Sebagai pembuka sambil menunggu Magrib, Pak Karyadi memberi cerita pengantar tentang upayanya budidaya tanaman endemis. Ia mengaku memiliki buah Carikaya (Carika), tanaman Stigi dan lain-lain, juga Edelweis. Tanaman endemis itu yang mencoba dikembangkan bersama warga setempat.
Pak Karyadi berjanji siap bercerita sepanjang malam, tetapi waktunya setelah berbuka, usai Magrib. Karena warga lain sudah diundang akan datang berkumpul membantu menyampaikan pengalaman. Kami merasa istimewa dengan rencana penyambutan itu.

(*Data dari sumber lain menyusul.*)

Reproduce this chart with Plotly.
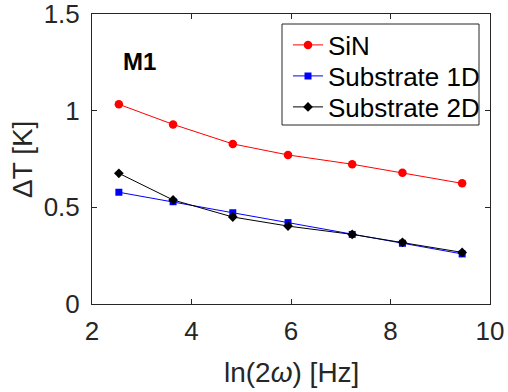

Tetapi belum sempat kami berterima kasih, Pak Karyadi pun mendadak muncul dengan perlakuan istimewa yang lain. Pak Karyadi membawa loyang berisi udeng atau ikat kepala khas Suku Tengger.
Udeng itu disiapkan sebagai lambang persaudaraan yang langsung dipasangkan di masing-masing kepala kami, khusus perempuan hanya dikalungkan dengan ikatan di leher.

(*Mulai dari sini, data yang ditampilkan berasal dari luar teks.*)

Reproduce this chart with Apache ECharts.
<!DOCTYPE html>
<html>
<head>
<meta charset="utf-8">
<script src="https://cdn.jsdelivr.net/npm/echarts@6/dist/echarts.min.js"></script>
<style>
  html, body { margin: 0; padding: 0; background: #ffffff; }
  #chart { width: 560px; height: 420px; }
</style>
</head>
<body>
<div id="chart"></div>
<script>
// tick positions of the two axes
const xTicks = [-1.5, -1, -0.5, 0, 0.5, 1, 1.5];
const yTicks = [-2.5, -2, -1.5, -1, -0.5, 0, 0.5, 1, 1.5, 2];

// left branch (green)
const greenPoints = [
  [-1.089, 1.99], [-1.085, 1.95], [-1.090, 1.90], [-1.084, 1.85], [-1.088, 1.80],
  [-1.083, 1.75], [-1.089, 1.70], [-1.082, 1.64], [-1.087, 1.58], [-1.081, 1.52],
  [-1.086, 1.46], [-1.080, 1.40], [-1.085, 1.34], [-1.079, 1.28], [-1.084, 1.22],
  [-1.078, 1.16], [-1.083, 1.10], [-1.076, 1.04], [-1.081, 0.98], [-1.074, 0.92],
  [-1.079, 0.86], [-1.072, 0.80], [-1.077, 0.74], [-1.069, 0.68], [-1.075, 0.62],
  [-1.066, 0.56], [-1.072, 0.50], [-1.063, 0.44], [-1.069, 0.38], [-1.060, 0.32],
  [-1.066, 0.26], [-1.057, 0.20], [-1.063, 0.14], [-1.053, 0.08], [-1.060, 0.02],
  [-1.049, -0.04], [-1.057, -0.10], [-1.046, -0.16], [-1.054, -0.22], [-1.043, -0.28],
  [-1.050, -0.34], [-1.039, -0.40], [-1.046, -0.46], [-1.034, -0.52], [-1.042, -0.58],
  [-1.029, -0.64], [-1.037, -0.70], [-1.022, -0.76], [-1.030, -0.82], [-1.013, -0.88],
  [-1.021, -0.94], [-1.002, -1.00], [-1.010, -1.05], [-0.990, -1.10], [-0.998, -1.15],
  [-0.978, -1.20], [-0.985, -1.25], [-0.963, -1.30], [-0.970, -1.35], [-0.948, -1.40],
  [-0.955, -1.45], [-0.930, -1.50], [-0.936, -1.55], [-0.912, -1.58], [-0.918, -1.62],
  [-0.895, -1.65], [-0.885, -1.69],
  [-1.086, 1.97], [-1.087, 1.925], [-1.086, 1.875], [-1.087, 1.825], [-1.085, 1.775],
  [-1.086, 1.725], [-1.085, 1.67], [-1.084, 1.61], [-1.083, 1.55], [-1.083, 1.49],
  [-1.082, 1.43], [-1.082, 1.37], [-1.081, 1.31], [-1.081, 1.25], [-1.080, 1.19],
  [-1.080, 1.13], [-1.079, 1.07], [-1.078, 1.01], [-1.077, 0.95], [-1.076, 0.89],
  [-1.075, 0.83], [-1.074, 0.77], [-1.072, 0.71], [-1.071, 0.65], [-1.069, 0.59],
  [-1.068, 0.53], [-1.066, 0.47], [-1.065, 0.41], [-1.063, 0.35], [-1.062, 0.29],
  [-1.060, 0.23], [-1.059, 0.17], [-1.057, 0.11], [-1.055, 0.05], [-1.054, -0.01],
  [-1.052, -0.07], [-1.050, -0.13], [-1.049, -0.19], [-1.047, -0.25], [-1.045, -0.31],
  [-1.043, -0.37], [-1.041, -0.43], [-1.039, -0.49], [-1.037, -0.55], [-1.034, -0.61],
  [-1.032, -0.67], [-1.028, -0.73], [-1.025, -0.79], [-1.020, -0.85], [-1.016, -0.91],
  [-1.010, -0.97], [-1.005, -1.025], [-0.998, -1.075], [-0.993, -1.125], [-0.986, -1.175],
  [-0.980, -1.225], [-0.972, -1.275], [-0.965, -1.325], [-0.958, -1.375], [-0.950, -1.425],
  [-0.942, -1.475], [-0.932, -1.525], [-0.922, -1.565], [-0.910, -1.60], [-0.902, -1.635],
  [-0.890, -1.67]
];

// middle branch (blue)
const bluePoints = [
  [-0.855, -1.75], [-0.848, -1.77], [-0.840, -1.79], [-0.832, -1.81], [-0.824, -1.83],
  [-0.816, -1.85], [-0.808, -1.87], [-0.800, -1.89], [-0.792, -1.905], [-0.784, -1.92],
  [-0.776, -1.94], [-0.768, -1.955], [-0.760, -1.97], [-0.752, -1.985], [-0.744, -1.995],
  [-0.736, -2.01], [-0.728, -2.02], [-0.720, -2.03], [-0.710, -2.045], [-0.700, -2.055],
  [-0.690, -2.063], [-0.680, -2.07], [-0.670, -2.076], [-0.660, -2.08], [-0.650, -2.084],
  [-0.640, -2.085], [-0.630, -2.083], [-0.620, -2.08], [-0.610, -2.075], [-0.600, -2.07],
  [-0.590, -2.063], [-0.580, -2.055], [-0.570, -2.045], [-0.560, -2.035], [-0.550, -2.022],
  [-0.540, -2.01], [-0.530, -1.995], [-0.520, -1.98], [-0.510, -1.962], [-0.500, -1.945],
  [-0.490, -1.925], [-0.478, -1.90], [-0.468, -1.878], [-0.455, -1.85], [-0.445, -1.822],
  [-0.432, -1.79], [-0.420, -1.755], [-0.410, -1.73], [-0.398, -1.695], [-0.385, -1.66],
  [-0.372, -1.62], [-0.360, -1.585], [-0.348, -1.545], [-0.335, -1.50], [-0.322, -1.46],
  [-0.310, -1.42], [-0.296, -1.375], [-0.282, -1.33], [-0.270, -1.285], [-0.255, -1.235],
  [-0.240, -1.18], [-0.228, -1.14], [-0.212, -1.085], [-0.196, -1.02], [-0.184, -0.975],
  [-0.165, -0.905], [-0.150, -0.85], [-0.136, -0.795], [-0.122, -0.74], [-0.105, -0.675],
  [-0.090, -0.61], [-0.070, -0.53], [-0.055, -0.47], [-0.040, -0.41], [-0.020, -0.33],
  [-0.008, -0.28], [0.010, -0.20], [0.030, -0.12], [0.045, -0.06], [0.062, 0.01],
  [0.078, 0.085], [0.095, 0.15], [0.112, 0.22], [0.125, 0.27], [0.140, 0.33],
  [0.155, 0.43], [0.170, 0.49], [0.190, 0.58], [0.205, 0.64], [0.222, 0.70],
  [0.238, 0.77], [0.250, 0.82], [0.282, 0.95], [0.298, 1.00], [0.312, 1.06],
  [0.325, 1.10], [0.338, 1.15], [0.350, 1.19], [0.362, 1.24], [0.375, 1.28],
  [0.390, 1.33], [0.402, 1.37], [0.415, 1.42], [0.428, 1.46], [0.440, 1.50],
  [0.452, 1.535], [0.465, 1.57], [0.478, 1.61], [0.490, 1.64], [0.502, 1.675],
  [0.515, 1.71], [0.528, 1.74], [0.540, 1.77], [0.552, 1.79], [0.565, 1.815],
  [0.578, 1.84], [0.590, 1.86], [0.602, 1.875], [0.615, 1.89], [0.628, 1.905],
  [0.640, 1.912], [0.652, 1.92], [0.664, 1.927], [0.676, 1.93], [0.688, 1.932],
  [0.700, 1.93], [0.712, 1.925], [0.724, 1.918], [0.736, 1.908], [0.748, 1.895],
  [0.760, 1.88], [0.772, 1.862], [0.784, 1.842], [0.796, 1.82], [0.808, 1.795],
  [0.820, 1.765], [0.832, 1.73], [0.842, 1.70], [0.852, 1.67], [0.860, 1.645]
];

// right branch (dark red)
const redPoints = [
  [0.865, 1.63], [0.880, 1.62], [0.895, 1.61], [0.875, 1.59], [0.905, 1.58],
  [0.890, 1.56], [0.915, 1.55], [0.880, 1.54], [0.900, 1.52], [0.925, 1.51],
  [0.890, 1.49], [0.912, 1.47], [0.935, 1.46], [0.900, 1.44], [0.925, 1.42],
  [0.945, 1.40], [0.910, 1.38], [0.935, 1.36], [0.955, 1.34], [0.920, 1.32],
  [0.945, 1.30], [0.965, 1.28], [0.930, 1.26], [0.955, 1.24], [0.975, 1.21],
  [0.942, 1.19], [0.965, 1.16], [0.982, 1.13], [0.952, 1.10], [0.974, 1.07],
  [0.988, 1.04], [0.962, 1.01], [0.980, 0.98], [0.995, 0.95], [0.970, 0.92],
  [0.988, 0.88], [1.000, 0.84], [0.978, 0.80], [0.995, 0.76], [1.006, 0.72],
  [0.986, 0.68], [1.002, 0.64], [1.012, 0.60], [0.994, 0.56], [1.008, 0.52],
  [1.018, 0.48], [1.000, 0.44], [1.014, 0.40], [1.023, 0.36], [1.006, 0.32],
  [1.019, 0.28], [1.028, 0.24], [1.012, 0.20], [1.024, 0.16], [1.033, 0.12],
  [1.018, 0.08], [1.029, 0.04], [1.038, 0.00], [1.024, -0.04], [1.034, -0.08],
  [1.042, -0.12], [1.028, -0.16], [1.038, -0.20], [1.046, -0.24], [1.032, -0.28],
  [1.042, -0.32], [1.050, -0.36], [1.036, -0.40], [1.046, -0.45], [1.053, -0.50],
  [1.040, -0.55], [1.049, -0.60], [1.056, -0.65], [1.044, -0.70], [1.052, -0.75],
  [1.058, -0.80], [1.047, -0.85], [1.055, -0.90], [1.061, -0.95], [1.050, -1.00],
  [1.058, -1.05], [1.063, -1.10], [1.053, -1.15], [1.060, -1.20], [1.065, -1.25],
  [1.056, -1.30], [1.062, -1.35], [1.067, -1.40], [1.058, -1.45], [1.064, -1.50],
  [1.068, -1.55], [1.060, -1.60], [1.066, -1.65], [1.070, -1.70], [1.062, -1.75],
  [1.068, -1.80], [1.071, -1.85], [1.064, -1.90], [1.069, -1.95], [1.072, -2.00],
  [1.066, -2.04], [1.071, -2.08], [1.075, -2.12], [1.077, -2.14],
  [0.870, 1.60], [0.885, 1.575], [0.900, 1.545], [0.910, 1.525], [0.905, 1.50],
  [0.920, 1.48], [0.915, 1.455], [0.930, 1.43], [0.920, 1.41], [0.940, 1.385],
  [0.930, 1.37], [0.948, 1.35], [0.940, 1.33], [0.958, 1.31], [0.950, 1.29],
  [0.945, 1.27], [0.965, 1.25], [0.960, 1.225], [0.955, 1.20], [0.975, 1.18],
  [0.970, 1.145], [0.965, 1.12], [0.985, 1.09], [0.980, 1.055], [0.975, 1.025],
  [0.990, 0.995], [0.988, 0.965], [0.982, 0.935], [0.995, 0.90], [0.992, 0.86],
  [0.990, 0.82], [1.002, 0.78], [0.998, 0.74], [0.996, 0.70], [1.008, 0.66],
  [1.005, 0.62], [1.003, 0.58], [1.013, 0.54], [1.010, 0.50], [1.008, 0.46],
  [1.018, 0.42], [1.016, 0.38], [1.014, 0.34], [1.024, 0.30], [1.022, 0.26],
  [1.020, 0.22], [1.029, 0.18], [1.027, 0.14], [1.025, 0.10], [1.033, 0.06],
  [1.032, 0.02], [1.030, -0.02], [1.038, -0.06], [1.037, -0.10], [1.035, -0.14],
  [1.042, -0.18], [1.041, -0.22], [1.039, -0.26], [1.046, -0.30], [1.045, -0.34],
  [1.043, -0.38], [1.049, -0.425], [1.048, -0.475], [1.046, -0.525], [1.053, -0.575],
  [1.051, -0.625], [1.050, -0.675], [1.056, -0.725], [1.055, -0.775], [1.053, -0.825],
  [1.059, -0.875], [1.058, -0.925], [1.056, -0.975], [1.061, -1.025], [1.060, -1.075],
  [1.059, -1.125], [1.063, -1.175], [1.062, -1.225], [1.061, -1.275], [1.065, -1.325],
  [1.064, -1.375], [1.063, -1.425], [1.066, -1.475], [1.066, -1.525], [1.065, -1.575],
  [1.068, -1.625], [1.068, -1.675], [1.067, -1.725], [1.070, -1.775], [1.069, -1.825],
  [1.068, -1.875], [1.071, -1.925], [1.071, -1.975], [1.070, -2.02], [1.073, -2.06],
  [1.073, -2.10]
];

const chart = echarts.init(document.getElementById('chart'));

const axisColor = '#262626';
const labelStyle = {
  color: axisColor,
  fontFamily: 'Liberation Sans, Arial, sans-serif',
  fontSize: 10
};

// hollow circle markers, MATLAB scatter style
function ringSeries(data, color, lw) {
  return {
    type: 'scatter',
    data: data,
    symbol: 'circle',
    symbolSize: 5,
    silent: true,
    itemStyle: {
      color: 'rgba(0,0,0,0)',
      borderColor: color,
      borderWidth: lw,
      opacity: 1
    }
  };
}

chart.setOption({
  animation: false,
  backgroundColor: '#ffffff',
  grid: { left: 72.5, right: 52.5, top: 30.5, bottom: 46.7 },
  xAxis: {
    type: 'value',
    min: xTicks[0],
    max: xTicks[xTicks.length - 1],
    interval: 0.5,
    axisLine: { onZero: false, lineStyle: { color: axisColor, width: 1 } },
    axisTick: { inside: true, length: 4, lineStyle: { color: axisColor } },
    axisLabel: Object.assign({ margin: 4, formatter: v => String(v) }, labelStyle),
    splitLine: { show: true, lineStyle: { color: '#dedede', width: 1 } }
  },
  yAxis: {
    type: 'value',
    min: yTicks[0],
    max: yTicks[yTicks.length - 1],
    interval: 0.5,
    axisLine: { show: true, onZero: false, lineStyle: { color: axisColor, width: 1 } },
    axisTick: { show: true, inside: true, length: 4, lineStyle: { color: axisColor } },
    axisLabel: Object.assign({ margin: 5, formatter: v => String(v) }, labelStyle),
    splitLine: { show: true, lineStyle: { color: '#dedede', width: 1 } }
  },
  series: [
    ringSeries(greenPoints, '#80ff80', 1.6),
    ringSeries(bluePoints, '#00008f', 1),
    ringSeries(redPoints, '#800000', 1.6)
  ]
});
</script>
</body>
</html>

Ya, Pak Karyadi terus muncul mempertontonkan perlakuan istimewa bagi kami. Begitu pun sesaat setelah kami tinggalkan menjalankan salat Asar di mushala dan menikmati pemandangan sekitar, aneka suguhan berbuka pun sudah terpampang di lantai berkarpet.
Menu istimewa berupa kentang goreng yang dibiarkan bulat sesuai ukurannya, donat berbahan kentang hasil karya kelompok warga, getas dan lain-lain disuguhkan menjadi menu pembuka berbuka. Tidak lupa aneka minuman pun menjadi penyertanya.

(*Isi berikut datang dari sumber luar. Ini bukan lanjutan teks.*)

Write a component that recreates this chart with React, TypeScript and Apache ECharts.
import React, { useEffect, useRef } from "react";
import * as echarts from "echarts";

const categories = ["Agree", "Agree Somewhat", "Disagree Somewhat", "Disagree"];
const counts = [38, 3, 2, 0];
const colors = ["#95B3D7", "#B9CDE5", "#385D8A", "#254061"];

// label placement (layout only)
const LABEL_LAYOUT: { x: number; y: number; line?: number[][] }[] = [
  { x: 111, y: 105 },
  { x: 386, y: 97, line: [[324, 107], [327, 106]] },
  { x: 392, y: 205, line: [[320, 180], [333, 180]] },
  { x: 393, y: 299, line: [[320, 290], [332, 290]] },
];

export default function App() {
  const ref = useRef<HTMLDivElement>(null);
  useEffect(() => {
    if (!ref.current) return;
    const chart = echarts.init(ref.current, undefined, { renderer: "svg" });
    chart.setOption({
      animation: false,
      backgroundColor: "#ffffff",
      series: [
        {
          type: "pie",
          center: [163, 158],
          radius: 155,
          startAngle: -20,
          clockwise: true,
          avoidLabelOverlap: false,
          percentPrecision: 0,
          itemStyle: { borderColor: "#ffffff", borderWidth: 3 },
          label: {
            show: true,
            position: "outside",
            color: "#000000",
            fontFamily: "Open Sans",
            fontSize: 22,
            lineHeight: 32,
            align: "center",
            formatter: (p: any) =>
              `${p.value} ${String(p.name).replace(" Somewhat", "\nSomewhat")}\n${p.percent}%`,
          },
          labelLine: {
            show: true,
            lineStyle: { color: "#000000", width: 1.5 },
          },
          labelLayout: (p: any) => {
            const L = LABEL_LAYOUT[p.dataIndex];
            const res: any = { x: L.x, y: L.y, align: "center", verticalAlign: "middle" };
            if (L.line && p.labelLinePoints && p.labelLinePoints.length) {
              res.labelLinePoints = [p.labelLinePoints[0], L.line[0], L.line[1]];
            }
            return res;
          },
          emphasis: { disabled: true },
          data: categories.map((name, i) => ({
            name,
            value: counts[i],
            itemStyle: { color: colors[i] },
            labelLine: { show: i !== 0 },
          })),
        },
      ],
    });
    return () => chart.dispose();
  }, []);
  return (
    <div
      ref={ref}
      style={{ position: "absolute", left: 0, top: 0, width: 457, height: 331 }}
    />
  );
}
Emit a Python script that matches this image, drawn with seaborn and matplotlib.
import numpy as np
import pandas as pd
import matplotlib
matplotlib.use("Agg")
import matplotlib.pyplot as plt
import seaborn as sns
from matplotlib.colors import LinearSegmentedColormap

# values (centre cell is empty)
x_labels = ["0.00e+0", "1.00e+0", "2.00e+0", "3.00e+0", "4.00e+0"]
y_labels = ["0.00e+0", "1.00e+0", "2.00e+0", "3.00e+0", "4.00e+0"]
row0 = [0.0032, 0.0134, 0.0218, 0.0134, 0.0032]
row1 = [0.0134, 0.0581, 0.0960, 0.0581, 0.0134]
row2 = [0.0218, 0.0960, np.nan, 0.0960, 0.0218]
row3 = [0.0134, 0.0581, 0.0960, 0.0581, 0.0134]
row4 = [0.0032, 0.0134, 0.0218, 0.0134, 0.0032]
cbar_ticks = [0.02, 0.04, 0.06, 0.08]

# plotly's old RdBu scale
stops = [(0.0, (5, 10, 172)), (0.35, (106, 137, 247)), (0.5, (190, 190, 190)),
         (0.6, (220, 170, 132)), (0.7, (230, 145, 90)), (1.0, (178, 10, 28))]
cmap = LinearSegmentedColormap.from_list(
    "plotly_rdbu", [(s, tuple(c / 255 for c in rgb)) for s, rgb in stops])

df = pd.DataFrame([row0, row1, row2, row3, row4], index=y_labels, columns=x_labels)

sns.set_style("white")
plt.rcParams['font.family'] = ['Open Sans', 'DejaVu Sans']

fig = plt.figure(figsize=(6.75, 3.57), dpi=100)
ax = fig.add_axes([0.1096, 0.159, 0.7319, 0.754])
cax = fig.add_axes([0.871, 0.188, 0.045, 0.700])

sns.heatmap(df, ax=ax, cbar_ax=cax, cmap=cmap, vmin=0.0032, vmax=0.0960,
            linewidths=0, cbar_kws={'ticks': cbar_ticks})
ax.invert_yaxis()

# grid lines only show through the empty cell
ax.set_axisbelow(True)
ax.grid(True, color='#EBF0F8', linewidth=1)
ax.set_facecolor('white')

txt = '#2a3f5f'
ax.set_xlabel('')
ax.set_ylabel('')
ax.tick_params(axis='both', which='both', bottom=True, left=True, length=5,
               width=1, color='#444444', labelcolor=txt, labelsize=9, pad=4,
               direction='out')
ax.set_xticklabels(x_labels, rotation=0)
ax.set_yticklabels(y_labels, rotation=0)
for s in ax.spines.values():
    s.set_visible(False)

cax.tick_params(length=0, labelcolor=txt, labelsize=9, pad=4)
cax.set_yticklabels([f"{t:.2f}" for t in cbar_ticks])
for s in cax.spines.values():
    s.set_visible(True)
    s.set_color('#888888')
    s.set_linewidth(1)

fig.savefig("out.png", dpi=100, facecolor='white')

"Saya tidak tahu Magrib itu jam berapa, tetapi nanti kalau sudah waktunya monggo langsung saja dinikmati," katanya mempersilakan.
Sementara di ruang makan sudah menunggu menu berat dengan aneka sayuran khas olahan Bu Karyadi. Semua disiapkan dengan berlebih, yang seolah memahami kami yang sedang menahan lapar dan dahaga.
Berbuka kami begitu lahap, semua suguhan mendarat di mulut dan langsung melaju masuk perut. Hanya bersela salat Magrib, suguhan menu berat pun bernasib sama. Semua suguhan begitu nikmat di tengah keberkahan puasa Ramadan.
Semakin istimewa, karena sore itu alunan musik Baleganjur turut mengiringi. Baleganjur adalah musik khas alunan gamelan Bali. Saat itu dimainkan oleh remaja-remaja kampung yang memang kerap berlatih menyambut tamu di depan rumah Pak Karyadi.
Semua perlakuan dan sambutan begitu istimewa di mata saya, apalagi para warga yang menyusul berdatangan turut bergabung untuk meyambut kami. Obrolan malam yang lepas dan apa adanya.
Kisah kearifan lokal, falsafah hidup dan konservasi alam begitu menarik bagi kami dengarkan. Ruangan bercat hijau dengan aneka foto para tokoh Dewa menjadi saksi malam itu. Semua mengalir tak terasa hingga jelang tengah malam.
Ya, Kami pun berniat pamit ke vila tempat kami menginap. Namun di balik itu ternyata Pak Karyadi pun sudah memikirkan menu sahur, yang belum sempat kami pikirkan. Pak Karyadi akan mengantarkan dan menemani kami sahur di vila yang berjarak sekitar 1 kilometer.
"Sepanjang hidup saya, baru kali ini menemani orang makan sahur, pagi-pagi sekali. Mohon maaf, menu seadanya," kata Pak Karyadi di tengah menemani makan sahur.
Kami yang sudah merepotkan, ternyata masih disambut Pak Karyadi dengan sebuah kata-kata santun. Siang hingga dini hari melayani kami secara istimewa. Bahkan mempertimbangkan, agar kami dapat menjalankan ibadah puasa dengan sempurna.
Sebuah pemandangan toleransi yang tulus, yang tidak bisa keseluruhan saya gambarkan. Tetapi kuat saya rasakan. Potret istimewa yang seharusnya menjadi tempat kita belajar, dari sekadar beradu kata dan fisik tanpa penghormatan.
Terima kasih telah berbagi pengalaman hidup, tentang persaudaraan dan cara memelihara alam yang kaya makna. Kami bangga atas keberadaanmu.
Salam hormat! Pak Karyadi, terima kasih Suku Tengger atas segala keistimewaannya.